When I was about twelve, I headed to a restaurant for dinner with my family. It was winter, and on that night the wind was really blowing hard. 

As my mum and I headed to the restaurant from our car, a girl about my age and her mother came up to us. They asked if we had any spare change(零钱). My mum right away asked where they lived. They pointed to an old car in a parking lot across the street. The girl said there were six of them living in that car. 

My mum said she had something to do after handing the people a few dollars. She sent me inside the restaurant with my dad and my three siblings(兄弟姐妹). But she didn't come. Later, I found out she had gone home and put all the food in our cupboards into a few bags. Then, she brought that food over to the car and handed the bags to the family. I wasn't there when that happened, but I can only imagine the joy it brought to those people. A few days later, when I actually found out about what she had done, I asked her why she helped those people. She told me that they were not lucky. I remembered the face of that girl who had asked us for change. She was the same age as me, yet we looked so different. 
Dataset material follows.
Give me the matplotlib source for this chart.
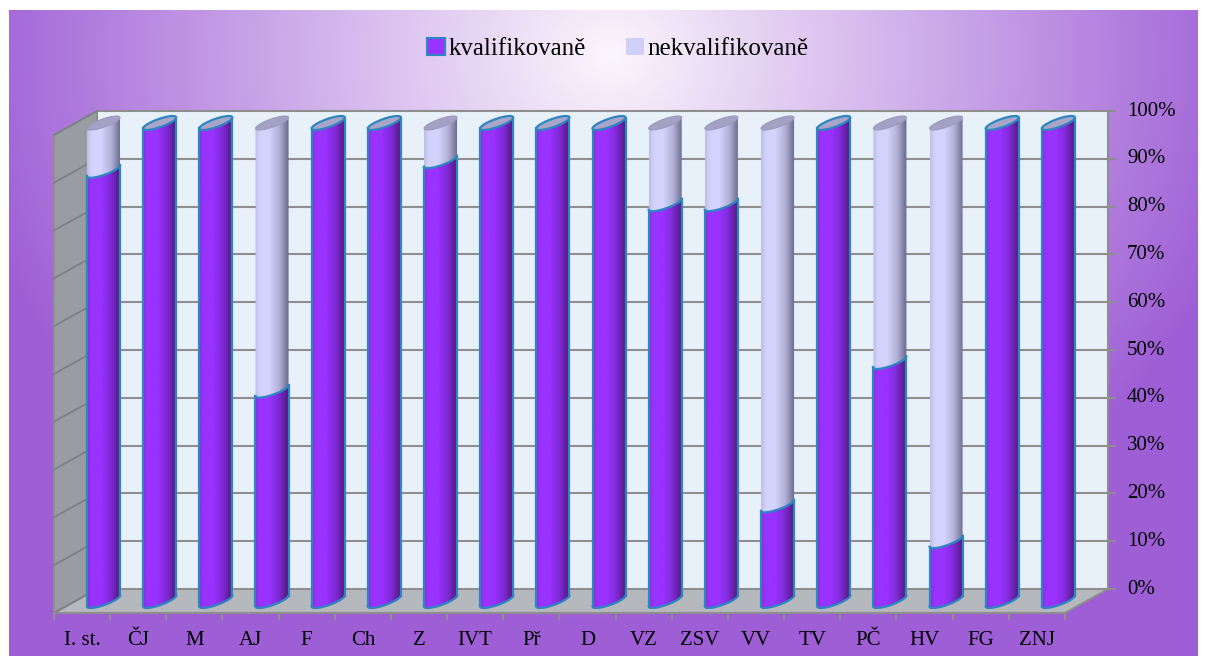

Here I stood, dressed in almost new clothes, headed to eat in a restaurant and then went back home to the bedroom I shared with my younger sister. I remembered thinking the other girl didn't have any food to eat and that she was heading back to a cold car shared with five other people. 

After painting this picture in my mind, I understood why my mum had done what she did. I will never forget what she did that night, and how she taught me one of the best lessons I have ever learned.